# Given instruction
From the records below, print only the part that opens with the line containing "Write the matplotlib code for this chart." and closes with the line containing "c_line = '#5189a0'"; omit the pictures.

# Entries shown

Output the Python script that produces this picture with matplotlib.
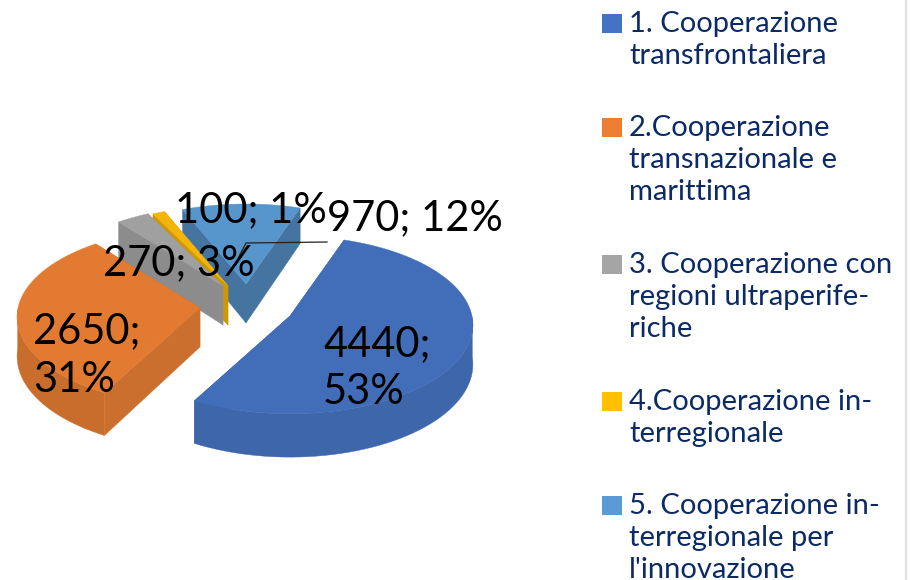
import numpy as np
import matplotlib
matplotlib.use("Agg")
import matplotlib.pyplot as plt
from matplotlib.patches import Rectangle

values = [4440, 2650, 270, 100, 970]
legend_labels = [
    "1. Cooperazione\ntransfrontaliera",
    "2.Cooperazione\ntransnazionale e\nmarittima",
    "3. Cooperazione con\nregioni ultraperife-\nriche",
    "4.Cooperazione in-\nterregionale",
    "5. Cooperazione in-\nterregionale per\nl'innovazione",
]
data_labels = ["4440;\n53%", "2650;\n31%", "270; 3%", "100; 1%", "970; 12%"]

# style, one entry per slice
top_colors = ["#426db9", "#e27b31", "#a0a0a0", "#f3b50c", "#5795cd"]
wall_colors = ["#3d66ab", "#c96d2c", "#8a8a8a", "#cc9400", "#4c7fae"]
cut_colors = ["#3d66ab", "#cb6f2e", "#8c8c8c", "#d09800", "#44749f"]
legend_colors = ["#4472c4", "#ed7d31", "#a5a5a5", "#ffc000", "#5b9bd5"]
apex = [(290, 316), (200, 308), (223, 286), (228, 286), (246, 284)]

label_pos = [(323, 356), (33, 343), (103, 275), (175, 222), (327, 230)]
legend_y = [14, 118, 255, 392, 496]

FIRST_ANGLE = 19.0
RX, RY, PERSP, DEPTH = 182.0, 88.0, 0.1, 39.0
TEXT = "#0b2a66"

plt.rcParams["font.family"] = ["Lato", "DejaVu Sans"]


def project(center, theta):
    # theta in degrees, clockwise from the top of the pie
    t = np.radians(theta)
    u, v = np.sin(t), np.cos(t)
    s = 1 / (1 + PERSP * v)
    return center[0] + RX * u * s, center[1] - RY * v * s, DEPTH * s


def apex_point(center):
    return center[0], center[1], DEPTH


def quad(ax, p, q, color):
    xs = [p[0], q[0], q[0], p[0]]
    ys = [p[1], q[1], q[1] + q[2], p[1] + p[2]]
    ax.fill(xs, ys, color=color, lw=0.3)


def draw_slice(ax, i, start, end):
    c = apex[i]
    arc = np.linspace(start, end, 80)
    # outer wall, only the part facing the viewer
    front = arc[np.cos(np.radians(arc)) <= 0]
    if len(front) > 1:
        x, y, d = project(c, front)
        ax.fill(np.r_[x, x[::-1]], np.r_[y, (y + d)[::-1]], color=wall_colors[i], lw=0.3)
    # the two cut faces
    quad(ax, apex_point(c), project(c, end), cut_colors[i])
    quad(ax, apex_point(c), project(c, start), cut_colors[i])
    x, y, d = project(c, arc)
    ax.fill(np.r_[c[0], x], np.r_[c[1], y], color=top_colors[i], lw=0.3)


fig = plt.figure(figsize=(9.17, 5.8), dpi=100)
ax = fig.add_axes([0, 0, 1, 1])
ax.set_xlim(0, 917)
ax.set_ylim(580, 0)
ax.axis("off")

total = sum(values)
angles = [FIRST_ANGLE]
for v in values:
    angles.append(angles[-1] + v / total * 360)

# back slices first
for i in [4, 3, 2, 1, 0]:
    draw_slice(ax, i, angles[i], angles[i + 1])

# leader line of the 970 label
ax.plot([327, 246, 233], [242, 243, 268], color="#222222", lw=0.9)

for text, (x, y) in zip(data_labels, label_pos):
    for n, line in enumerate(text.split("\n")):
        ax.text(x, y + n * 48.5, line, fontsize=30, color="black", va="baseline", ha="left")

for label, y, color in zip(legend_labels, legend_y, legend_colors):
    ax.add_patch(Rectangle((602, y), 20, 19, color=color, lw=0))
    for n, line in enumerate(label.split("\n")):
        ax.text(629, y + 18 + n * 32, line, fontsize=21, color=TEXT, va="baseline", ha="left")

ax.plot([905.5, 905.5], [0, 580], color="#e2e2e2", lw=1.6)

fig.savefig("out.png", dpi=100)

---

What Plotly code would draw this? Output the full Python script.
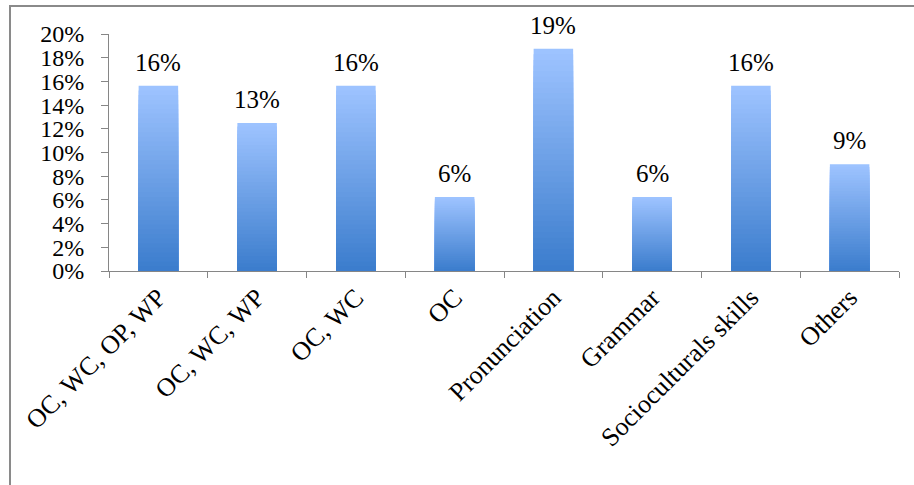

---

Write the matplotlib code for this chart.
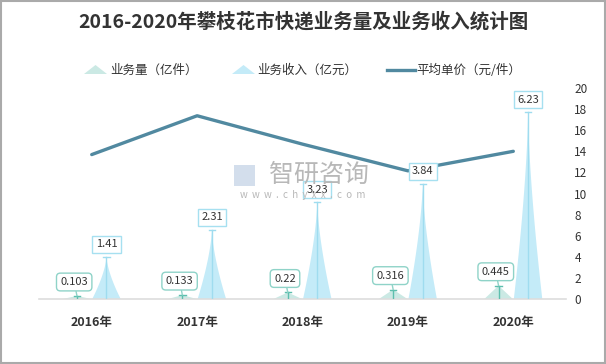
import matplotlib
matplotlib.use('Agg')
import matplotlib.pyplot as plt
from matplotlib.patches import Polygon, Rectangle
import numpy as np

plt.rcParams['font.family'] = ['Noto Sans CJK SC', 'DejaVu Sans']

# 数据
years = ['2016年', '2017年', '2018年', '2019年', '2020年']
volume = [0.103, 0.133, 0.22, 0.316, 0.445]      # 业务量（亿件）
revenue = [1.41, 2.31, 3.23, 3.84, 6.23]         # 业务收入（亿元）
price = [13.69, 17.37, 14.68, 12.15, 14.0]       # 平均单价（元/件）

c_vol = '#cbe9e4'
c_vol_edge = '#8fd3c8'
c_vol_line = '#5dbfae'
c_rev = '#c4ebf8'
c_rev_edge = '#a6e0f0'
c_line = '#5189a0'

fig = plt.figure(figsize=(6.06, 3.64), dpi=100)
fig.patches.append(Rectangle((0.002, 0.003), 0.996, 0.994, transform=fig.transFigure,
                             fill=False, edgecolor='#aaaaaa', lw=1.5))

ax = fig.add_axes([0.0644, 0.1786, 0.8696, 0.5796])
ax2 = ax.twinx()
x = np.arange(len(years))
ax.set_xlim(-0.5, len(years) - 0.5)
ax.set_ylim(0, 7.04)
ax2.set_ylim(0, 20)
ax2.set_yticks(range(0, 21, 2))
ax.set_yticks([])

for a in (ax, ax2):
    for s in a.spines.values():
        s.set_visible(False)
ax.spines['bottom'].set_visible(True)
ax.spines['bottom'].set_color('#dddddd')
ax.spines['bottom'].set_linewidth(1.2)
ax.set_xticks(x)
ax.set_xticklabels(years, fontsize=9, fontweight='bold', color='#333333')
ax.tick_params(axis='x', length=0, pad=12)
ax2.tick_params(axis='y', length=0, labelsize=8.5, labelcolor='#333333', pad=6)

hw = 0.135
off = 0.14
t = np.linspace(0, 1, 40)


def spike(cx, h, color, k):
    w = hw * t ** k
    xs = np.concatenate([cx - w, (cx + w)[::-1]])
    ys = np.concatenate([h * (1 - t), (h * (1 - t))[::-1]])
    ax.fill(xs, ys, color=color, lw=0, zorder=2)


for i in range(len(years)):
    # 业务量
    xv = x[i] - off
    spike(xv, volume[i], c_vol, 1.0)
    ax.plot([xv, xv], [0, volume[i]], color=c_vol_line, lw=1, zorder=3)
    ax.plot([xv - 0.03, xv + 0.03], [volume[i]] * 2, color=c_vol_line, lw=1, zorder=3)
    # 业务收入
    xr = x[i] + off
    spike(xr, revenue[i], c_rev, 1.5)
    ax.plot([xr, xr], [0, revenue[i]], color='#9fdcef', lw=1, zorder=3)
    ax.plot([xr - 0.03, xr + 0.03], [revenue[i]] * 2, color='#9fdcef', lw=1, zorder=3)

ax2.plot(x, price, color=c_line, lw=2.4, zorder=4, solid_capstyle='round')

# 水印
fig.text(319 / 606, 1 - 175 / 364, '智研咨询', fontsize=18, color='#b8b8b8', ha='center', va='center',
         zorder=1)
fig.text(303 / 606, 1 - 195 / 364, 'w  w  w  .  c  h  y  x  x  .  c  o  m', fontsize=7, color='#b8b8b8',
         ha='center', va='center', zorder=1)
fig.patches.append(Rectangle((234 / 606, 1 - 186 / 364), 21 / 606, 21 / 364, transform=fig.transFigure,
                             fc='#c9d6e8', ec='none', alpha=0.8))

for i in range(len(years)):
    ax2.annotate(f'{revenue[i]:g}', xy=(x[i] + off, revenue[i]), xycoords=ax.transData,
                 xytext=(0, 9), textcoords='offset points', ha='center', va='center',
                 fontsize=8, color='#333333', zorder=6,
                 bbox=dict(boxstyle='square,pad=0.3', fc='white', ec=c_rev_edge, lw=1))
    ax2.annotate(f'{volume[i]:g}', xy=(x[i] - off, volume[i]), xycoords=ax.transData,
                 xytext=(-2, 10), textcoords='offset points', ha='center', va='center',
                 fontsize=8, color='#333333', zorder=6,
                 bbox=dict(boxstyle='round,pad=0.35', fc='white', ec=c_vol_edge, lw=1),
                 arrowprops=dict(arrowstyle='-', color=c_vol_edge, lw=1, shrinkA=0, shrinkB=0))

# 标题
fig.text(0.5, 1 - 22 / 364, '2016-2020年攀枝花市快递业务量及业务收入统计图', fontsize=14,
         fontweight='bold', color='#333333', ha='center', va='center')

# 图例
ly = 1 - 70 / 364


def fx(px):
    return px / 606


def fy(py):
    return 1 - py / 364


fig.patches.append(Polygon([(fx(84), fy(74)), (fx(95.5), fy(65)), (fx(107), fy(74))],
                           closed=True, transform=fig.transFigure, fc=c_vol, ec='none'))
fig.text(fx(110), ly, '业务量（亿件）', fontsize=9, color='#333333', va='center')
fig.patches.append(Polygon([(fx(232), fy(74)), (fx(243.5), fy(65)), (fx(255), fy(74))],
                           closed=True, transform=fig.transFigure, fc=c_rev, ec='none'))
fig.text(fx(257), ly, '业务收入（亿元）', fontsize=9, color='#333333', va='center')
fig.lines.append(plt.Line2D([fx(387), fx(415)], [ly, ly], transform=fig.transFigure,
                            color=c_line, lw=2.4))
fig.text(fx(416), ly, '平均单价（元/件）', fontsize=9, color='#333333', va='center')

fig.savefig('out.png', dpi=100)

# Task output
Write the matplotlib code for this chart.
import matplotlib
matplotlib.use('Agg')
import matplotlib.pyplot as plt
from matplotlib.patches import Polygon, Rectangle
import numpy as np

plt.rcParams['font.family'] = ['Noto Sans CJK SC', 'DejaVu Sans']

# 数据
years = ['2016年', '2017年', '2018年', '2019年', '2020年']
volume = [0.103, 0.133, 0.22, 0.316, 0.445]      # 业务量（亿件）
revenue = [1.41, 2.31, 3.23, 3.84, 6.23]         # 业务收入（亿元）
price = [13.69, 17.37, 14.68, 12.15, 14.0]       # 平均单价（元/件）

c_vol = '#cbe9e4'
c_vol_edge = '#8fd3c8'
c_vol_line = '#5dbfae'
c_rev = '#c4ebf8'
c_rev_edge = '#a6e0f0'
c_line = '#5189a0'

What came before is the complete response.